What works of animation, comics, film, or books inspire you and your work?
I have always been inspired by the classic animations that appeared on and the Children’s Television Workshop on shows such as Sesame Street, The Electric Company, and 321 Contact. I also am a big fan of independent animation. I like animation that is done by one or two people where there is a preservation of originality and style that so often gets lost on big animation teams. But my work is also very inspired by the art of kids. There is something in children’s drawings that I am always trying to achieve in my work. It is a freedom, a randomness that fades as kids grow into adults. And even in the things kids say there is so much humor if you can write them down quickly enough. My best ideas come from when I am in the classroom with my students. There is a real creative energy around fifth graders.

What techniques did you like using in your animation?
I do frame by frame hand-drawn animation without any special effects. I often like to start a character with ink and paper when I get an idea, however, I will then take the drawings into a tablet PC. Yet I still draw everything by hand, just directly on the computer screen with a special pen. And by using a piece of software called TVPaint, I have all the tools of a traditional animator right in a portable computer.
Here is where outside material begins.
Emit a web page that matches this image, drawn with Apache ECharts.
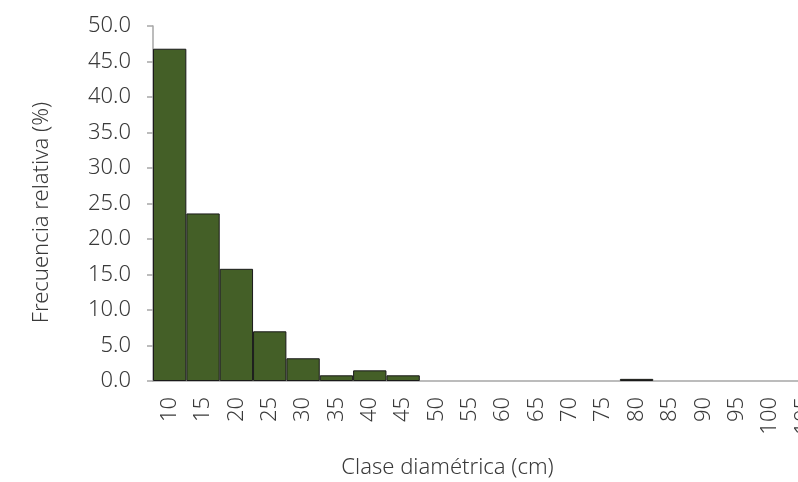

What attracted you to the Aniboom 4 Sesame Street Awards?
If I could pick one place where I would like to see my animations most, I think it would be on Sesame Street. That show was such a part of my childhood and continues to influence my educational films today. My animations are kid-tested in the classroom so I know kids like them. And when I saw the ad for the contest, I wanted to show Aniboom and Sesame Street everything I had. I would be very proud to have a film on this great show. A show that, after 40 years, continues to maintain a level of integrity so often lost on other children’s programming these days.

What’s your favorite holiday?
My favorite holiday is now Father’s Day.

What is your ultimate dream?
My ultimate dream is to work in my pajamas and to live by the sea.